━━ COLLECTED DATA

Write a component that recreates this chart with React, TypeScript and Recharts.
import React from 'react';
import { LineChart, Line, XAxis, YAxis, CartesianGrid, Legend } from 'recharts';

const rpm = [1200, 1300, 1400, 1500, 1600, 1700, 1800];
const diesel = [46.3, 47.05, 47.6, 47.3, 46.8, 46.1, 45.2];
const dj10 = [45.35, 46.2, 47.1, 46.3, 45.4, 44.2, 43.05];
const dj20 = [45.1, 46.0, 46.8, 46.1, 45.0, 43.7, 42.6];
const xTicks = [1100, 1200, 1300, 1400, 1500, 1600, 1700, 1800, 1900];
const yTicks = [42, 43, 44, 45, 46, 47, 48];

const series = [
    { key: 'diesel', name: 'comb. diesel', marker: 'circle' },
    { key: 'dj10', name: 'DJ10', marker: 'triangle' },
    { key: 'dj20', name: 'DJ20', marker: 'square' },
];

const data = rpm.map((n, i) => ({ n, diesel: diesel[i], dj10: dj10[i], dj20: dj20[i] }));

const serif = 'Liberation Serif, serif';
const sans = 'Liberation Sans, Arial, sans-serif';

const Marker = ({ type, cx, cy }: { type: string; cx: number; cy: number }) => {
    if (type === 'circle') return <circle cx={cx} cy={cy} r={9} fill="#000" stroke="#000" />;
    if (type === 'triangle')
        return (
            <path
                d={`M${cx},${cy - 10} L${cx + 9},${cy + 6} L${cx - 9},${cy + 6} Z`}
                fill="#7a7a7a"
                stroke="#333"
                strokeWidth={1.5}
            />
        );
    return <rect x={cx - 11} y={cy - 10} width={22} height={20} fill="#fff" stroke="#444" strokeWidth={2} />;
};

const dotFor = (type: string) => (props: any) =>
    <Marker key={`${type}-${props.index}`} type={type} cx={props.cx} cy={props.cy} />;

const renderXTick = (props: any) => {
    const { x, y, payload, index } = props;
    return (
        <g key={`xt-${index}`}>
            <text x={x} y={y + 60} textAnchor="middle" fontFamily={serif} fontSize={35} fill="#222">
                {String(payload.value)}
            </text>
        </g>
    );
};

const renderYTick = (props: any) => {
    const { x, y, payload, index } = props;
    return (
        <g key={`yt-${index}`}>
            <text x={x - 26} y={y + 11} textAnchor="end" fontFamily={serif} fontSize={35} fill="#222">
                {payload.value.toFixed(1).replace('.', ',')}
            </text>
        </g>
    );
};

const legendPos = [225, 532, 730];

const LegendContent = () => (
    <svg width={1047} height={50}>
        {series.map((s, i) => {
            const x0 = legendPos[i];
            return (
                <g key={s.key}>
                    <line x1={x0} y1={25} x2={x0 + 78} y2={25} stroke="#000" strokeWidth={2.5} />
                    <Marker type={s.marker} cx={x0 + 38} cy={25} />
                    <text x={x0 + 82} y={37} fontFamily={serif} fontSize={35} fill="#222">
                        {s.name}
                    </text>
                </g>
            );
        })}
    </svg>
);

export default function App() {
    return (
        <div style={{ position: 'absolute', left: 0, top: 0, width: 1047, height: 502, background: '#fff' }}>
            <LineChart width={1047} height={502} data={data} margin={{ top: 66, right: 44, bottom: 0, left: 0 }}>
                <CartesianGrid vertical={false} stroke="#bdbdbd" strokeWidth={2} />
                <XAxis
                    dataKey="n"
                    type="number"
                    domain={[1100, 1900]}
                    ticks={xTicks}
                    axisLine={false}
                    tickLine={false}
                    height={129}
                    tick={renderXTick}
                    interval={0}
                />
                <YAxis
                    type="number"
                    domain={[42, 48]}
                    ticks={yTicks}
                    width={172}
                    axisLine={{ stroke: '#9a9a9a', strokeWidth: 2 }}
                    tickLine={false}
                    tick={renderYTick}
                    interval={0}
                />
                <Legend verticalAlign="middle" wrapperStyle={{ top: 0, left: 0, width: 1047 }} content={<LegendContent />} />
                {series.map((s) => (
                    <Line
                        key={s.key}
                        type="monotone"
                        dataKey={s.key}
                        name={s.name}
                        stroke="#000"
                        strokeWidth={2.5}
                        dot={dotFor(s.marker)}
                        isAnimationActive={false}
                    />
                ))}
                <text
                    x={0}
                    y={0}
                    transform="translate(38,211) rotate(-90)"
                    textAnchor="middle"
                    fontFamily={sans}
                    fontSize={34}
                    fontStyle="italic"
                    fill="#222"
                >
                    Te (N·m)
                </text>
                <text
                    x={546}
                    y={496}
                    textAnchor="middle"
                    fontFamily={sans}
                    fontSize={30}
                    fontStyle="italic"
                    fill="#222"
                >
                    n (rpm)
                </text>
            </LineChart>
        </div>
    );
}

━━━━

=== DIRECTIVE ===
Repeat the material above in full, exactly as it stands.

=== EXERCISE RESULT ===
Write a component that recreates this chart with React, TypeScript and Recharts.
import React from 'react';
import { LineChart, Line, XAxis, YAxis, CartesianGrid, Legend } from 'recharts';

const rpm = [1200, 1300, 1400, 1500, 1600, 1700, 1800];
const diesel = [46.3, 47.05, 47.6, 47.3, 46.8, 46.1, 45.2];
const dj10 = [45.35, 46.2, 47.1, 46.3, 45.4, 44.2, 43.05];
const dj20 = [45.1, 46.0, 46.8, 46.1, 45.0, 43.7, 42.6];
const xTicks = [1100, 1200, 1300, 1400, 1500, 1600, 1700, 1800, 1900];
const yTicks = [42, 43, 44, 45, 46, 47, 48];

const series = [
    { key: 'diesel', name: 'comb. diesel', marker: 'circle' },
    { key: 'dj10', name: 'DJ10', marker: 'triangle' },
    { key: 'dj20', name: 'DJ20', marker: 'square' },
];

const data = rpm.map((n, i) => ({ n, diesel: diesel[i], dj10: dj10[i], dj20: dj20[i] }));

const serif = 'Liberation Serif, serif';
const sans = 'Liberation Sans, Arial, sans-serif';

const Marker = ({ type, cx, cy }: { type: string; cx: number; cy: number }) => {
    if (type === 'circle') return <circle cx={cx} cy={cy} r={9} fill="#000" stroke="#000" />;
    if (type === 'triangle')
        return (
            <path
                d={`M${cx},${cy - 10} L${cx + 9},${cy + 6} L${cx - 9},${cy + 6} Z`}
                fill="#7a7a7a"
                stroke="#333"
                strokeWidth={1.5}
            />
        );
    return <rect x={cx - 11} y={cy - 10} width={22} height={20} fill="#fff" stroke="#444" strokeWidth={2} />;
};

const dotFor = (type: string) => (props: any) =>
    <Marker key={`${type}-${props.index}`} type={type} cx={props.cx} cy={props.cy} />;

const renderXTick = (props: any) => {
    const { x, y, payload, index } = props;
    return (
        <g key={`xt-${index}`}>
            <text x={x} y={y + 60} textAnchor="middle" fontFamily={serif} fontSize={35} fill="#222">
                {String(payload.value)}
            </text>
        </g>
    );
};

const renderYTick = (props: any) => {
    const { x, y, payload, index } = props;
    return (
        <g key={`yt-${index}`}>
            <text x={x - 26} y={y + 11} textAnchor="end" fontFamily={serif} fontSize={35} fill="#222">
                {payload.value.toFixed(1).replace('.', ',')}
            </text>
        </g>
    );
};

const legendPos = [225, 532, 730];

const LegendContent = () => (
    <svg width={1047} height={50}>
        {series.map((s, i) => {
            const x0 = legendPos[i];
            return (
                <g key={s.key}>
                    <line x1={x0} y1={25} x2={x0 + 78} y2={25} stroke="#000" strokeWidth={2.5} />
                    <Marker type={s.marker} cx={x0 + 38} cy={25} />
                    <text x={x0 + 82} y={37} fontFamily={serif} fontSize={35} fill="#222">
                        {s.name}
                    </text>
                </g>
            );
        })}
    </svg>
);

export default function App() {
    return (
        <div style={{ position: 'absolute', left: 0, top: 0, width: 1047, height: 502, background: '#fff' }}>
            <LineChart width={1047} height={502} data={data} margin={{ top: 66, right: 44, bottom: 0, left: 0 }}>
                <CartesianGrid vertical={false} stroke="#bdbdbd" strokeWidth={2} />
                <XAxis
                    dataKey="n"
                    type="number"
                    domain={[1100, 1900]}
                    ticks={xTicks}
                    axisLine={false}
                    tickLine={false}
                    height={129}
                    tick={renderXTick}
                    interval={0}
                />
                <YAxis
                    type="number"
                    domain={[42, 48]}
                    ticks={yTicks}
                    width={172}
                    axisLine={{ stroke: '#9a9a9a', strokeWidth: 2 }}
                    tickLine={false}
                    tick={renderYTick}
                    interval={0}
                />
                <Legend verticalAlign="middle" wrapperStyle={{ top: 0, left: 0, width: 1047 }} content={<LegendContent />} />
                {series.map((s) => (
                    <Line
                        key={s.key}
                        type="monotone"
                        dataKey={s.key}
                        name={s.name}
                        stroke="#000"
                        strokeWidth={2.5}
                        dot={dotFor(s.marker)}
                        isAnimationActive={false}
                    />
                ))}
                <text
                    x={0}
                    y={0}
                    transform="translate(38,211) rotate(-90)"
                    textAnchor="middle"
                    fontFamily={sans}
                    fontSize={34}
                    fontStyle="italic"
                    fill="#222"
                >
                    Te (N·m)
                </text>
                <text
                    x={546}
                    y={496}
                    textAnchor="middle"
                    fontFamily={sans}
                    fontSize={30}
                    fontStyle="italic"
                    fill="#222"
                >
                    n (rpm)
                </text>
            </LineChart>
        </div>
    );
}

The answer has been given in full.